No defense cycle is without risk. A ceasefire or diplomatic resolution with Iran could reduce the urgency (though not eliminate the structural demand for replenishment). Budget sequestration or a shift in U.S. political priorities could slow Golden Dome funding. Supply chain bottlenecks — particularly in solid rocket motors, advanced seekers, and specialized electronics — could delay production ramps and push revenue recognition to the right. And valuation compression is always possible if the market decides it has over-discounted the multi-year demand narrative.


The Bottom Line

Iran's drone and missile campaign has accomplished something no white paper or war game could: it has proven, under live fire conditions, that the world's air defense stockpiles are inadequate. The cost asymmetry between a $50,000 drone and a $4 million interceptor isn't a talking point — it's a strategic crisis that is now driving the largest air defense procurement cycle since the Cold War.

For investors, the question isn't whether air defense spending increases. That's already decided. The question is which companies capture the most value from a production ramp measured in years, not quarters — and whether the market has already priced in the full magnitude of a demand surge that stretches from the Persian Gulf to the Baltic Sea to the South China Sea.

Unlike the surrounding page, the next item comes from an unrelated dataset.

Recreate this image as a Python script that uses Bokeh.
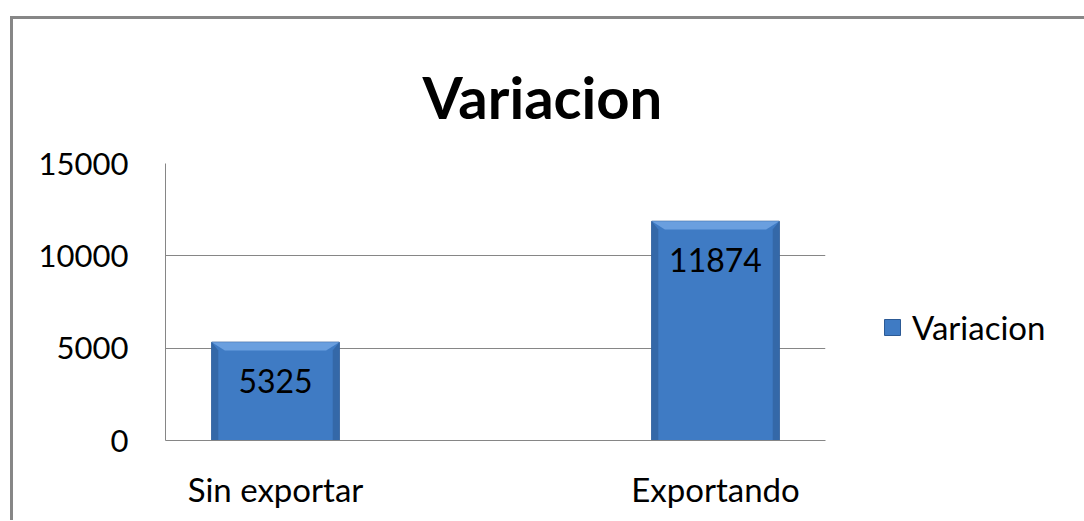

The interceptor assembly lines are running. Whether they can run fast enough is the trillion-dollar question.


Disclaimer: This article is for informational purposes only and does not constitute investment advice. Always do your own research before making investment decisions. The defense sector involves significant political, regulatory, and operational risks that can materially affect investment outcomes.